Directive
Restate the listing below word for word, omitting any images.

■ ■ ■ ■ ■ ■ ■

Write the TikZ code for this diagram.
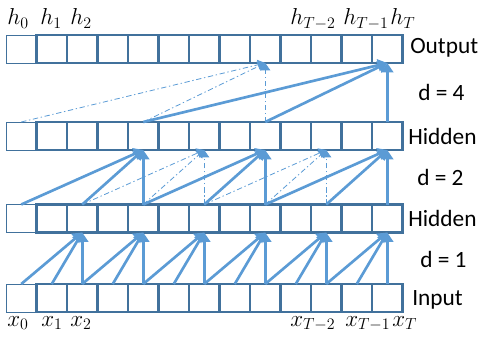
\documentclass[tikz,border=0pt]{standalone}
\usepackage{fontspec}
\newfontfamily\labelfont{Carlito}
\usetikzlibrary{arrows.meta}
\definecolor{cellblue}{HTML}{41719C}
\definecolor{linkblue}{HTML}{5B9BD5}

\begin{document}
\begin{tikzpicture}[
    x=0.75pt, y=-0.75pt,
    cell/.style={draw=cellblue, line width=2.2pt, minimum width=22.9pt, minimum height=21pt, inner sep=0pt, outer sep=0pt},
    pad/.style={cell, line width=0.6pt},
    rowlabel/.style={font=\labelfont\fontsize{17.5}{20}\selectfont, anchor=west, inner sep=0pt},
    idx/.style={font=\fontsize{18}{21}\selectfont, anchor=base west, inner sep=0pt},
    link/.style={-{Triangle[length=7pt,width=9pt]}, color=linkblue, line width=2pt},
    ghost/.style={-{Triangle[length=5.5pt,width=7.5pt]}, color=linkblue, line width=0.6pt, dash pattern=on 4pt off 2pt on 1pt off 2pt}
]
\useasboundingbox (0,0) rectangle (495,345);

% Rows of cells
\foreach \y/\layer in {49/output, 136/upper, 218.5/lower, 298/input} {
    \node[pad] (\layer0) at (21.25,\y) {};
    \foreach \i in {1,...,12}
        \node[cell] (\layer\i) at (21.25+30.5*\i,\y) {};
}

% d = 1
\foreach \t in {2,4,...,12} {
    \pgfmathtruncatemacro{\a}{\t-2}
    \pgfmathtruncatemacro{\b}{\t-1}
    \foreach \s in {\a,\b,\t}
        \draw[link] (input\s.north) -- (lower\t.south);
}

% d = 2
\foreach \t/\kind in {4/link, 6/ghost, 8/link, 10/ghost, 12/link} {
    \pgfmathtruncatemacro{\a}{\t-4}
    \pgfmathtruncatemacro{\b}{\t-2}
    \foreach \s in {\a,\b,\t}
        \draw[\kind] (lower\s.north) -- (upper\t.south);
}

% d = 4
\foreach \t/\kind in {8/ghost, 12/link} {
    \pgfmathtruncatemacro{\a}{\t-8}
    \pgfmathtruncatemacro{\b}{\t-4}
    \foreach \s in {\a,\b,\t}
        \draw[\kind] (upper\s.north) -- (output\t.south);
}

% Outputs and inputs
\node[idx] (h0) at (7,25) {$h_0$};
\node[idx] (h1) at (40,25) {$h_1$};
\node[idx] (h2) at (70,25) {$h_2$};
\node[idx] (hTa) at (290,25) {$h_{T-2}$};
\node[idx] (hTb) at (343,25) {$h_{T-1}$};
\node[idx] (hTc) at (390,25) {$h_T$};
\node[idx] (x0) at (7,326) {$x_0$};
\node[idx] (x1) at (41,326) {$x_1$};
\node[idx] (x2) at (70,326) {$x_2$};
\node[idx] (xTa) at (290,326) {$x_{T-2}$};
\node[idx] (xTb) at (345,326) {$x_{T-1}$};
\node[idx] (xTc) at (392,326) {$x_T$};

% Layer names and dilations
\node[rowlabel] (outname) at (410,48) {Output};
\node[rowlabel] (dfour) at (418,92) {d = 4};
\node[rowlabel] (uppername) at (408,136) {Hidden};
\node[rowlabel] (dtwo) at (417,177) {d = 2};
\node[rowlabel] (lowername) at (408,218) {Hidden};
\node[rowlabel] (done) at (420,259) {d = 1};
\node[rowlabel] (inname) at (412,300) {Input};

\end{tikzpicture}
\end{document}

■ ■ ■ ■ ■ ■ ■

Output
Write the TikZ code for this diagram.
\documentclass[tikz,border=0pt]{standalone}
\usepackage{fontspec}
\newfontfamily\labelfont{Carlito}
\usetikzlibrary{arrows.meta}
\definecolor{cellblue}{HTML}{41719C}
\definecolor{linkblue}{HTML}{5B9BD5}

\begin{document}
\begin{tikzpicture}[
    x=0.75pt, y=-0.75pt,
    cell/.style={draw=cellblue, line width=2.2pt, minimum width=22.9pt, minimum height=21pt, inner sep=0pt, outer sep=0pt},
    pad/.style={cell, line width=0.6pt},
    rowlabel/.style={font=\labelfont\fontsize{17.5}{20}\selectfont, anchor=west, inner sep=0pt},
    idx/.style={font=\fontsize{18}{21}\selectfont, anchor=base west, inner sep=0pt},
    link/.style={-{Triangle[length=7pt,width=9pt]}, color=linkblue, line width=2pt},
    ghost/.style={-{Triangle[length=5.5pt,width=7.5pt]}, color=linkblue, line width=0.6pt, dash pattern=on 4pt off 2pt on 1pt off 2pt}
]
\useasboundingbox (0,0) rectangle (495,345);

% Rows of cells
\foreach \y/\layer in {49/output, 136/upper, 218.5/lower, 298/input} {
    \node[pad] (\layer0) at (21.25,\y) {};
    \foreach \i in {1,...,12}
        \node[cell] (\layer\i) at (21.25+30.5*\i,\y) {};
}

% d = 1
\foreach \t in {2,4,...,12} {
    \pgfmathtruncatemacro{\a}{\t-2}
    \pgfmathtruncatemacro{\b}{\t-1}
    \foreach \s in {\a,\b,\t}
        \draw[link] (input\s.north) -- (lower\t.south);
}

% d = 2
\foreach \t/\kind in {4/link, 6/ghost, 8/link, 10/ghost, 12/link} {
    \pgfmathtruncatemacro{\a}{\t-4}
    \pgfmathtruncatemacro{\b}{\t-2}
    \foreach \s in {\a,\b,\t}
        \draw[\kind] (lower\s.north) -- (upper\t.south);
}

% d = 4
\foreach \t/\kind in {8/ghost, 12/link} {
    \pgfmathtruncatemacro{\a}{\t-8}
    \pgfmathtruncatemacro{\b}{\t-4}
    \foreach \s in {\a,\b,\t}
        \draw[\kind] (upper\s.north) -- (output\t.south);
}

% Outputs and inputs
\node[idx] (h0) at (7,25) {$h_0$};
\node[idx] (h1) at (40,25) {$h_1$};
\node[idx] (h2) at (70,25) {$h_2$};
\node[idx] (hTa) at (290,25) {$h_{T-2}$};
\node[idx] (hTb) at (343,25) {$h_{T-1}$};
\node[idx] (hTc) at (390,25) {$h_T$};
\node[idx] (x0) at (7,326) {$x_0$};
\node[idx] (x1) at (41,326) {$x_1$};
\node[idx] (x2) at (70,326) {$x_2$};
\node[idx] (xTa) at (290,326) {$x_{T-2}$};
\node[idx] (xTb) at (345,326) {$x_{T-1}$};
\node[idx] (xTc) at (392,326) {$x_T$};

% Layer names and dilations
\node[rowlabel] (outname) at (410,48) {Output};
\node[rowlabel] (dfour) at (418,92) {d = 4};
\node[rowlabel] (uppername) at (408,136) {Hidden};
\node[rowlabel] (dtwo) at (417,177) {d = 2};
\node[rowlabel] (lowername) at (408,218) {Hidden};
\node[rowlabel] (done) at (420,259) {d = 1};
\node[rowlabel] (inname) at (412,300) {Input};

\end{tikzpicture}
\end{document}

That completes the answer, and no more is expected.